- **Exercise requirements**:
Beneath this line are entries. Copy the range from the line with "Generate a Python" to the line with "import seaborn as sns", ends included, exactly; leave pictures out.

- **Extracted data**:
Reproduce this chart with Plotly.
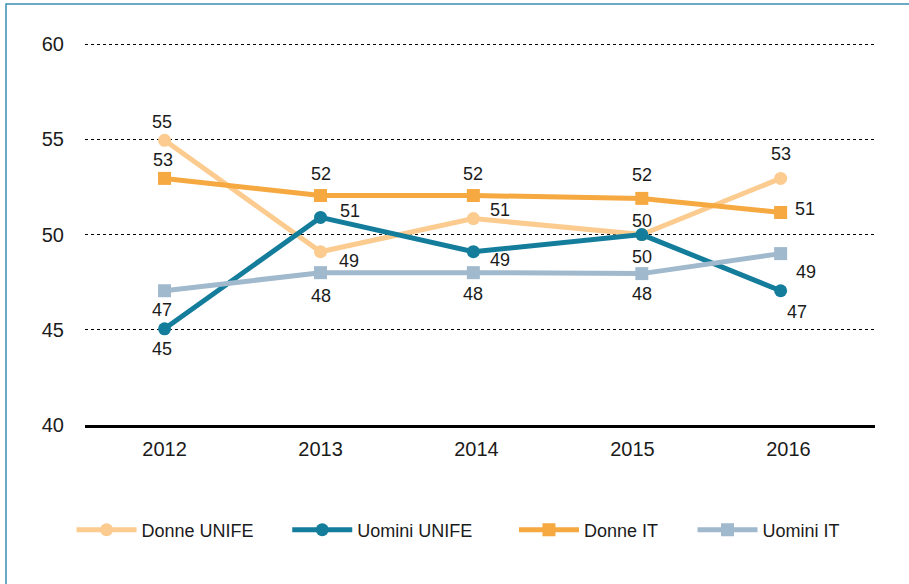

* * *

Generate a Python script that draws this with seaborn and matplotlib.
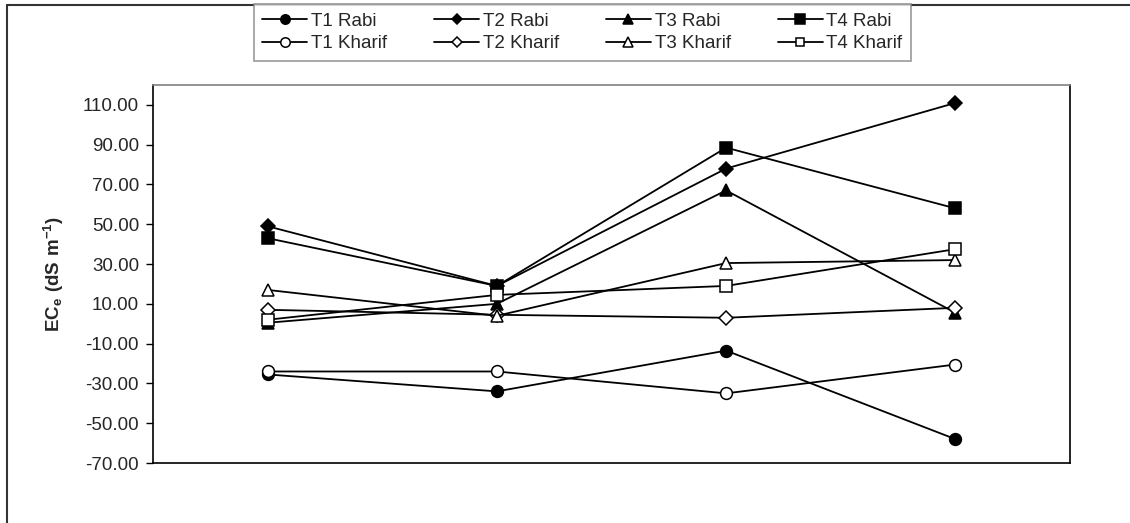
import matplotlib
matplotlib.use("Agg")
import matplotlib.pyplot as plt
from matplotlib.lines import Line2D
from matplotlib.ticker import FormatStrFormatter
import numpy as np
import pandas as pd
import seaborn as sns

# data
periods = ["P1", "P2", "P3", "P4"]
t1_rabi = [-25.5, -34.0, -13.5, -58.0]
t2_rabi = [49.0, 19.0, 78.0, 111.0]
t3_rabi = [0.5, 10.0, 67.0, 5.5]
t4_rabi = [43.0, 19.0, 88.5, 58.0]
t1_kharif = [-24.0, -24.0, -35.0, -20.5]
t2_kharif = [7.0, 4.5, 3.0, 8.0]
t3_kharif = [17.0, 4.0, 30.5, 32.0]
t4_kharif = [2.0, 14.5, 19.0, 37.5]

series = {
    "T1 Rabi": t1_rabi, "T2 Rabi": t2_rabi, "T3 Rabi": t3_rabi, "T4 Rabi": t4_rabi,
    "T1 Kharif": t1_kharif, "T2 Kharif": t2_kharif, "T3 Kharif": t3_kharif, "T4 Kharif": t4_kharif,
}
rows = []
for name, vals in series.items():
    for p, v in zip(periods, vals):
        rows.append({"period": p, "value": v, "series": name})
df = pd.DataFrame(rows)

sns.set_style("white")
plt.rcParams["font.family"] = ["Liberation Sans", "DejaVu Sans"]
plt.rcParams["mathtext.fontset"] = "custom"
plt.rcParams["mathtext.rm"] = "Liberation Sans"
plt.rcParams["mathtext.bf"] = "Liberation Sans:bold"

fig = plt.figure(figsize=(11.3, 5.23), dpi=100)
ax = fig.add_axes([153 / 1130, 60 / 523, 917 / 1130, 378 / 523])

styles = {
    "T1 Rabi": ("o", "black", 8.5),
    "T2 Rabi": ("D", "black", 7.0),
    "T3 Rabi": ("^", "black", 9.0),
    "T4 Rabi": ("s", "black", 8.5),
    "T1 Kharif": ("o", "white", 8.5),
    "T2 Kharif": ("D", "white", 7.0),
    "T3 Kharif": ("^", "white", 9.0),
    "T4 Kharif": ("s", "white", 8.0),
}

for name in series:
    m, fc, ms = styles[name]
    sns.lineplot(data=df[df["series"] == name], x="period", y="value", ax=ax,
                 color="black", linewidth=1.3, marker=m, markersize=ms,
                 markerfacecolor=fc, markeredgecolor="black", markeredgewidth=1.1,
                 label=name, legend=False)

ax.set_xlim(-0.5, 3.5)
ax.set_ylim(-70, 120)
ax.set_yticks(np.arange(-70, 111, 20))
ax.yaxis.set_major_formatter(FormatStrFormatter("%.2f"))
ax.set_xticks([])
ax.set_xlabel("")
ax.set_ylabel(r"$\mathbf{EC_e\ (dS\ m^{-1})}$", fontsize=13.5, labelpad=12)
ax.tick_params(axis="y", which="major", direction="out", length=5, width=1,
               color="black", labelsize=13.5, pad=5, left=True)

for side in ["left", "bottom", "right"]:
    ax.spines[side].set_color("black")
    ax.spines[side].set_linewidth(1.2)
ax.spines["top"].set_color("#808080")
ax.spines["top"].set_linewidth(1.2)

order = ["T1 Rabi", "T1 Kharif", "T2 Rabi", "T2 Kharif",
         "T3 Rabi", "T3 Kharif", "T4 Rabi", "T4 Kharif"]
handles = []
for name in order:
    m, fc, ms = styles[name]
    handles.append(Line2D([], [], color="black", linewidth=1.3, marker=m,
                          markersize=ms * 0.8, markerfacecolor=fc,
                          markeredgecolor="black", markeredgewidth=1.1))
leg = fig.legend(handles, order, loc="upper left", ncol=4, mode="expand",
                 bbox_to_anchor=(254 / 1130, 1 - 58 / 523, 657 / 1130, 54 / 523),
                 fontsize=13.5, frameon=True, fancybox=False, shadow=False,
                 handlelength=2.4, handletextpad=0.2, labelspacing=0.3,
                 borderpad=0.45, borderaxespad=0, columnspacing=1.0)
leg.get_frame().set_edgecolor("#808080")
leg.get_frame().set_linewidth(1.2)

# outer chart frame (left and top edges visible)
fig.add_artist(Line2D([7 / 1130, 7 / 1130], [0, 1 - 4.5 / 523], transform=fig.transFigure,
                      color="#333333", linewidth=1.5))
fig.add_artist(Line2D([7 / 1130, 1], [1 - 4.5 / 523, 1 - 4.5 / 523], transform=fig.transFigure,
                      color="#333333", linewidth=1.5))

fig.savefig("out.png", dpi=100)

- **Answer to this problem**:
Generate a Python script that draws this with seaborn and matplotlib.
import matplotlib
matplotlib.use("Agg")
import matplotlib.pyplot as plt
from matplotlib.lines import Line2D
from matplotlib.ticker import FormatStrFormatter
import numpy as np
import pandas as pd
import seaborn as sns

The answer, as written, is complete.